• _GOAL_:
Reproduce the listing below character for character; drop every image.

• _DATA BLOCK_:
** Begin **
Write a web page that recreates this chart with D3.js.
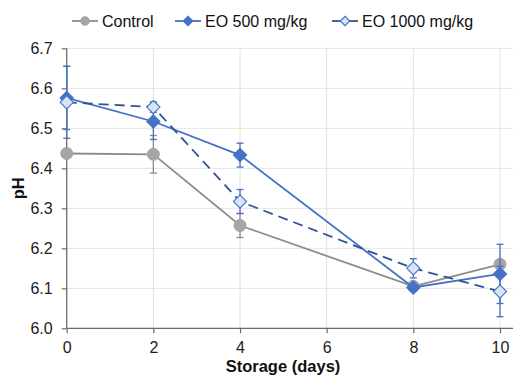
<!DOCTYPE html>
<html><head><meta charset="utf-8">
<script src="https://cdn.jsdelivr.net/npm/d3@7/dist/d3.min.js"></script>
<style>body{margin:0;background:#fff;} svg{display:block;font-family:"Liberation Sans",Arial,sans-serif;}</style>
</head><body>
<svg id="c" width="513" height="376"></svg>
<script>
const days = [0, 2, 4, 8, 10];
const xTicks = [0, 2, 4, 6, 8, 10];
const yTicks = [6.0, 6.1, 6.2, 6.3, 6.4, 6.5, 6.6, 6.7];
const seriesNames = ["Control", "EO 500 mg/kg", "EO 1000 mg/kg"];
const controlVals = [6.437, 6.435, 6.257, 6.105, 6.160];
const controlErr  = [0.005, 0.047, 0.030, 0.008, 0.010];
const eo500Vals   = [6.576, 6.517, 6.433, 6.102, 6.136];
const eo500Err    = [0.079, 0.045, 0.030, 0.008, 0.074];
const eo1000Vals  = [6.565, 6.553, 6.317, 6.150, 6.092];
const eo1000Err   = [0.090, 0.013, 0.030, 0.024, 0.063];

const svg = d3.select("#c");
const x = d3.scaleLinear().domain([0, 10.3]).range([66.7, 513]);
const y = d3.scaleLinear().domain([6.0, 6.7]).range([328.3, 48.3]);

// grid
svg.append("g").selectAll("line").data(yTicks.slice(1)).join("line")
  .attr("x1", x(0)).attr("x2", 513).attr("y1", d => y(d)).attr("y2", d => y(d))
  .attr("stroke", "#e3e3e3").attr("stroke-width", 1);
svg.append("g").selectAll("line").data(xTicks.slice(1)).join("line")
  .attr("x1", d => x(d)).attr("x2", d => x(d)).attr("y1", y(6.7)).attr("y2", y(6.0))
  .attr("stroke", "#e3e3e3").attr("stroke-width", 1);

// axes
const yAxis = svg.append("g").attr("transform", `translate(${x(0)},0)`)
  .call(d3.axisLeft(y).tickValues(yTicks).tickFormat(d3.format(".1f")).tickSize(5).tickPadding(9));
const xAxis = svg.append("g").attr("transform", `translate(0,${y(6.0)})`)
  .call(d3.axisBottom(x).tickValues(xTicks).tickFormat(d3.format("d")).tickSize(5).tickPadding(8));
[yAxis, xAxis].forEach(a => {
  a.select(".domain").attr("stroke", "#6b6b6b").attr("stroke-width", 1.3);
  a.selectAll(".tick line").attr("stroke", "#6b6b6b").attr("stroke-width", 1.2);
  a.selectAll("text").attr("font-size", 16).attr("fill", "#222")
    .attr("font-family", '"Liberation Sans",Arial,sans-serif');
});
yAxis.select(".domain").attr("d", `M0,${y(6.7)}V${y(6.0)}`);
xAxis.select(".domain").attr("d", `M${x(0)},0H513`);

// titles
svg.append("text").attr("x", 283).attr("y", 371.5).attr("text-anchor", "middle")
  .attr("font-size", 16.5).attr("font-weight", "bold").attr("fill", "#111").text("Storage (days)");
svg.append("text").attr("transform", `translate(24,${y(6.35)}) rotate(-90)`).attr("text-anchor", "middle")
  .attr("font-size", 16.5).attr("font-weight", "bold").attr("fill", "#111").text("pH");

const series = [
  {name: seriesNames[0], vals: controlVals, err: controlErr, line: "#8c8c8c", dash: null, shape: "circle", fill: "#a5a5a5", stroke: "#a5a5a5", errC: "#8c8c8c"},
  {name: seriesNames[1], vals: eo500Vals, err: eo500Err, line: "#4472c4", dash: null, shape: "diamond", fill: "#4472c4", stroke: "#4472c4", errC: "#4472c4"},
  {name: seriesNames[2], vals: eo1000Vals, err: eo1000Err, line: "#2f5597", dash: "10,6", shape: "diamond", fill: "#dae3f3", stroke: "#4472c4", errC: "#4472c4"}
];

const lineGen = d3.line().x(d => x(d[0])).y(d => y(d[1]));
function marker(g, s, cx, cy, scale) {
  if (s.shape === "circle") {
    g.append("circle").attr("cx", cx).attr("cy", cy).attr("r", 6 * scale)
      .attr("fill", s.fill).attr("stroke", s.stroke).attr("stroke-width", 1);
  } else {
    const r = 6.6 * scale;
    g.append("path").attr("d", `M${cx},${cy - r}L${cx + r},${cy}L${cx},${cy + r}L${cx - r},${cy}Z`)
      .attr("fill", s.fill).attr("stroke", s.stroke).attr("stroke-width", 1.1);
  }
}

series.forEach(s => {
  const g = svg.append("g");
  const pts = days.map((d, i) => [d, s.vals[i], s.err[i]]);
  pts.forEach(p => {
    const x0 = x(p[0]), y1 = y(p[1] + p[2]), y2 = y(p[1] - p[2]);
    g.append("line").attr("x1", x0).attr("x2", x0).attr("y1", y1).attr("y2", y2)
      .attr("stroke", s.errC).attr("stroke-width", 1.3);
    [y1, y2].forEach(yy => g.append("line").attr("x1", x0 - 3.5).attr("x2", x0 + 3.5)
      .attr("y1", yy).attr("y2", yy).attr("stroke", s.errC).attr("stroke-width", 1.3));
  });
  g.append("path").datum(pts).attr("d", lineGen).attr("fill", "none")
    .attr("stroke", s.line).attr("stroke-width", 1.8).attr("stroke-dasharray", s.dash);
  pts.forEach(p => marker(g, s, x(p[0]), y(p[1]), 1));
});

// legend
const legX = [72, 175, 332];
series.forEach((s, i) => {
  const g = svg.append("g");
  const lx = legX[i];
  g.append("line").attr("x1", lx).attr("x2", lx + 26).attr("y1", 21).attr("y2", 21)
    .attr("stroke", s.line).attr("stroke-width", 1.8);
  marker(g, s, lx + 13, 21, 0.72);
  g.append("text").attr("x", lx + 30).attr("y", 27).attr("font-size", 16).attr("fill", "#111").text(s.name);
});
</script>
</body></html>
** End **
• _RESPONSE TO THE EXERCISE_:
Write a web page that recreates this chart with D3.js.
<!DOCTYPE html>
<html><head><meta charset="utf-8">
<script src="https://cdn.jsdelivr.net/npm/d3@7/dist/d3.min.js"></script>
<style>body{margin:0;background:#fff;} svg{display:block;font-family:"Liberation Sans",Arial,sans-serif;}</style>
</head><body>
<svg id="c" width="513" height="376"></svg>
<script>
const days = [0, 2, 4, 8, 10];
const xTicks = [0, 2, 4, 6, 8, 10];
const yTicks = [6.0, 6.1, 6.2, 6.3, 6.4, 6.5, 6.6, 6.7];
const seriesNames = ["Control", "EO 500 mg/kg", "EO 1000 mg/kg"];
const controlVals = [6.437, 6.435, 6.257, 6.105, 6.160];
const controlErr  = [0.005, 0.047, 0.030, 0.008, 0.010];
const eo500Vals   = [6.576, 6.517, 6.433, 6.102, 6.136];
const eo500Err    = [0.079, 0.045, 0.030, 0.008, 0.074];
const eo1000Vals  = [6.565, 6.553, 6.317, 6.150, 6.092];
const eo1000Err   = [0.090, 0.013, 0.030, 0.024, 0.063];

const svg = d3.select("#c");
const x = d3.scaleLinear().domain([0, 10.3]).range([66.7, 513]);
const y = d3.scaleLinear().domain([6.0, 6.7]).range([328.3, 48.3]);

// grid
svg.append("g").selectAll("line").data(yTicks.slice(1)).join("line")
  .attr("x1", x(0)).attr("x2", 513).attr("y1", d => y(d)).attr("y2", d => y(d))
  .attr("stroke", "#e3e3e3").attr("stroke-width", 1);
svg.append("g").selectAll("line").data(xTicks.slice(1)).join("line")
  .attr("x1", d => x(d)).attr("x2", d => x(d)).attr("y1", y(6.7)).attr("y2", y(6.0))
  .attr("stroke", "#e3e3e3").attr("stroke-width", 1);

// axes
const yAxis = svg.append("g").attr("transform", `translate(${x(0)},0)`)
  .call(d3.axisLeft(y).tickValues(yTicks).tickFormat(d3.format(".1f")).tickSize(5).tickPadding(9));
const xAxis = svg.append("g").attr("transform", `translate(0,${y(6.0)})`)
  .call(d3.axisBottom(x).tickValues(xTicks).tickFormat(d3.format("d")).tickSize(5).tickPadding(8));
[yAxis, xAxis].forEach(a => {
  a.select(".domain").attr("stroke", "#6b6b6b").attr("stroke-width", 1.3);
  a.selectAll(".tick line").attr("stroke", "#6b6b6b").attr("stroke-width", 1.2);
  a.selectAll("text").attr("font-size", 16).attr("fill", "#222")
    .attr("font-family", '"Liberation Sans",Arial,sans-serif');
});
yAxis.select(".domain").attr("d", `M0,${y(6.7)}V${y(6.0)}`);
xAxis.select(".domain").attr("d", `M${x(0)},0H513`);

// titles
svg.append("text").attr("x", 283).attr("y", 371.5).attr("text-anchor", "middle")
  .attr("font-size", 16.5).attr("font-weight", "bold").attr("fill", "#111").text("Storage (days)");
svg.append("text").attr("transform", `translate(24,${y(6.35)}) rotate(-90)`).attr("text-anchor", "middle")
  .attr("font-size", 16.5).attr("font-weight", "bold").attr("fill", "#111").text("pH");

const series = [
  {name: seriesNames[0], vals: controlVals, err: controlErr, line: "#8c8c8c", dash: null, shape: "circle", fill: "#a5a5a5", stroke: "#a5a5a5", errC: "#8c8c8c"},
  {name: seriesNames[1], vals: eo500Vals, err: eo500Err, line: "#4472c4", dash: null, shape: "diamond", fill: "#4472c4", stroke: "#4472c4", errC: "#4472c4"},
  {name: seriesNames[2], vals: eo1000Vals, err: eo1000Err, line: "#2f5597", dash: "10,6", shape: "diamond", fill: "#dae3f3", stroke: "#4472c4", errC: "#4472c4"}
];

const lineGen = d3.line().x(d => x(d[0])).y(d => y(d[1]));
function marker(g, s, cx, cy, scale) {
  if (s.shape === "circle") {
    g.append("circle").attr("cx", cx).attr("cy", cy).attr("r", 6 * scale)
      .attr("fill", s.fill).attr("stroke", s.stroke).attr("stroke-width", 1);
  } else {
    const r = 6.6 * scale;
    g.append("path").attr("d", `M${cx},${cy - r}L${cx + r},${cy}L${cx},${cy + r}L${cx - r},${cy}Z`)
      .attr("fill", s.fill).attr("stroke", s.stroke).attr("stroke-width", 1.1);
  }
}

series.forEach(s => {
  const g = svg.append("g");
  const pts = days.map((d, i) => [d, s.vals[i], s.err[i]]);
  pts.forEach(p => {
    const x0 = x(p[0]), y1 = y(p[1] + p[2]), y2 = y(p[1] - p[2]);
    g.append("line").attr("x1", x0).attr("x2", x0).attr("y1", y1).attr("y2", y2)
      .attr("stroke", s.errC).attr("stroke-width", 1.3);
    [y1, y2].forEach(yy => g.append("line").attr("x1", x0 - 3.5).attr("x2", x0 + 3.5)
      .attr("y1", yy).attr("y2", yy).attr("stroke", s.errC).attr("stroke-width", 1.3));
  });
  g.append("path").datum(pts).attr("d", lineGen).attr("fill", "none")
    .attr("stroke", s.line).attr("stroke-width", 1.8).attr("stroke-dasharray", s.dash);
  pts.forEach(p => marker(g, s, x(p[0]), y(p[1]), 1));
});

// legend
const legX = [72, 175, 332];
series.forEach((s, i) => {
  const g = svg.append("g");
  const lx = legX[i];
  g.append("line").attr("x1", lx).attr("x2", lx + 26).attr("y1", 21).attr("y2", 21)
    .attr("stroke", s.line).attr("stroke-width", 1.8);
  marker(g, s, lx + 13, 21, 0.72);
  g.append("text").attr("x", lx + 30).attr("y", 27).attr("font-size", 16).attr("fill", "#111").text(s.name);
});
</script>
</body></html>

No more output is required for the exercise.